Editorial
Paredes que passam à história
A pintura mural da menina loira a saborear um café, ali para os lados do Bairro dos Capuchos, vai desaparecer.
Lembram-se do artista-mistério? Pois é, já lá vão quase dez anos. Como o tempo passa e como a arte fica, ou não fica, como o conceito prevalece, ou se desvanece nas ondas dos costumes.
A arte urbana não é coisa nova em Leiria. Basta recuar um pouco no tempo e lembrar, por exemplo, os modelos naïf que tomaram conta de alguns muros estratégicos das nossas cidades, naquele tempo, quase todos alusivos à revolução de Abril. Eram os cravos, os operários de punho erguido, as frases reaccionárias, as pombas brancas de hino a uma nova liberdade.
Mais tarde, desabrocharam em Leiria e em algumas praias da região, os murais de expressão espontânea, trabalhados com pincéis emprestados pela Câmara e meia-dúzia de latas de tinta oferecidas por uma empresa em início de actividade. Também nessa altura, o acto de pintar num espaço público, apesar de autorizado, representava, para os envolvidos, um sentimento de intervenção, um sinal de libertação. De libertação cívica, cultural e intelectual. Disso, apenas restam, porventura, alguns registos fotográficos. Tudo o resto foi consumido pela voracidade do desenvolvimento.

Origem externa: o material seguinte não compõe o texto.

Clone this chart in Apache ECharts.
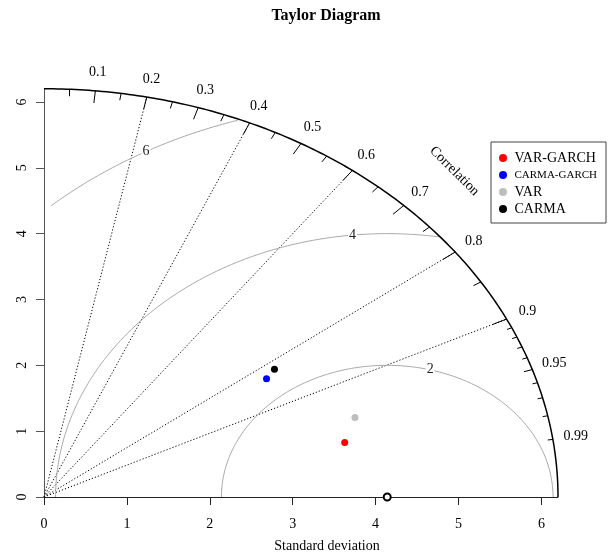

Mas regressemos ao artista-mistério. Recordam-se quando Leiria despertava com a surpresa de uma nova imagem (sempre a preto e branco), do Castelo de Leiria, de uma mulher a ir à fonte ou de um bando de corvos? Como, nesse tempo, não havia vídeovigilância, nunca se chegou a saber publicamente quem era o aspirante a Banksy à portuguesa. E, entretanto, insistimos, já passou quase uma década.
O tempo suficiente para uma mudança radical de mentalidades. Da quase clandestinidade (como revelamos na edição desta semana), a arte urbana passou a ter ‘paredes com história’ na nossa cidade.

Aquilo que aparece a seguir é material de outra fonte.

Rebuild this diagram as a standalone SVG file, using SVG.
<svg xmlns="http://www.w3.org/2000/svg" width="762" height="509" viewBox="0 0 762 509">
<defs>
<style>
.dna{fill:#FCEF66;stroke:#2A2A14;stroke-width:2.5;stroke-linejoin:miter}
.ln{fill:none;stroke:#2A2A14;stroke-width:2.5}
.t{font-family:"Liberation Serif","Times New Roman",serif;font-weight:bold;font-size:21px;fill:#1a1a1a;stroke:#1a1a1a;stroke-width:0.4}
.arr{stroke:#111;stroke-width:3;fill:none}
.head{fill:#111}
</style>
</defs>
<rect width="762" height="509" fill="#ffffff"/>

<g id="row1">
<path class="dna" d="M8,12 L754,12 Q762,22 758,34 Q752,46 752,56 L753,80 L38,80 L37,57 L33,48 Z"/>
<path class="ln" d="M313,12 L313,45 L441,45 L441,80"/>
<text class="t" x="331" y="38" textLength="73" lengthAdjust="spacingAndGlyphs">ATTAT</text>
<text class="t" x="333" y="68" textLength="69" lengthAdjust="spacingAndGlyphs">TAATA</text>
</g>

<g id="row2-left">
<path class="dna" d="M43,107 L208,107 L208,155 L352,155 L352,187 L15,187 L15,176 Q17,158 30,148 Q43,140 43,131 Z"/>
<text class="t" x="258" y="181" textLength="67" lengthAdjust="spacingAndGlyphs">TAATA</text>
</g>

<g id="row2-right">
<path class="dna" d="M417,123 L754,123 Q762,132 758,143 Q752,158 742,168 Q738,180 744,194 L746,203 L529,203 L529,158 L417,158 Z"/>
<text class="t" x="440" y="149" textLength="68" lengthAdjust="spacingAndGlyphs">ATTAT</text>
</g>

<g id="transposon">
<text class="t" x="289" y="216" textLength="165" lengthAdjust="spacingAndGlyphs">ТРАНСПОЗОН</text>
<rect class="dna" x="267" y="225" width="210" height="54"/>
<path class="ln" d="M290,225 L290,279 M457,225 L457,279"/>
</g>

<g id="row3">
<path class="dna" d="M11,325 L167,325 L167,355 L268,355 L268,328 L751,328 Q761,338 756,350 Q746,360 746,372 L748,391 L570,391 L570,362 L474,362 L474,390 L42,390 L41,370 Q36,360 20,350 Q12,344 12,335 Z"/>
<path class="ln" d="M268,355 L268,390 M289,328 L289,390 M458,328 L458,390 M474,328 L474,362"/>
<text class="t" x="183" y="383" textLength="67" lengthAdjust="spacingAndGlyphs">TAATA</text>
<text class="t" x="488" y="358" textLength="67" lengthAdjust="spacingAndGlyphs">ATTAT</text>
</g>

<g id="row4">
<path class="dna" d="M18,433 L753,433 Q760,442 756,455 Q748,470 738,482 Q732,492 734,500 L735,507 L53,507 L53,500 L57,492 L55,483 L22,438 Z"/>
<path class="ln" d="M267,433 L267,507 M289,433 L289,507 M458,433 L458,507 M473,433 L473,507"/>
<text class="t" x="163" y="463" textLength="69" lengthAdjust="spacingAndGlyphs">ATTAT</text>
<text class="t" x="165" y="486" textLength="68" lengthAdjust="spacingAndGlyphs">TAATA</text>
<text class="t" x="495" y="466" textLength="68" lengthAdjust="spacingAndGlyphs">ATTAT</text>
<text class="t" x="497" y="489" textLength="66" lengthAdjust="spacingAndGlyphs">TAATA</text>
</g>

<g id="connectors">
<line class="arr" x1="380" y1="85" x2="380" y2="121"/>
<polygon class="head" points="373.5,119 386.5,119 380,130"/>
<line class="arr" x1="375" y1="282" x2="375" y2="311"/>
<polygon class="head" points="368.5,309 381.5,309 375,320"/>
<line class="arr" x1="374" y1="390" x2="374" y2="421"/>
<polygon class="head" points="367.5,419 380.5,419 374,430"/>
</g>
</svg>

Há quem questione a ‘história’ plasmada em alguns desses murais, mas não há dúvidas de que foi um investimento público assumido, saudado por muitos, criticado por outros. Levanta-se aqui mais uma diferença de perspectivas? Talvez.
Quem critica, alega falta de critério na selecção de alguns projectos, lamenta a atitude do oito ao 80 e fala de uma onda sustentada mais pelas tendências do que pelas convicções.
Quem elogia, está-se borrifando para as ‘guerras’ surdas entre artistas e pensadores. Gosta e pronto.
No fim disto tudo, há uma coisa que não mudou. Este tipo de arte continua a ser efémero. Foi assim com muitos dos murais inspirados na revolução dos Cravos, com os murais dos inícios dos anos 90 do século passado, com as pinturas do artista-mistério e, agora, será também assim com uma ‘parede com história’, como também damos conta nesta edição.
A pintura mural da menina loira a saborear um café, ali para os lados do Bairro dos Capuchos, vai desaparecer.
Fica aqui o registo para a posteridade.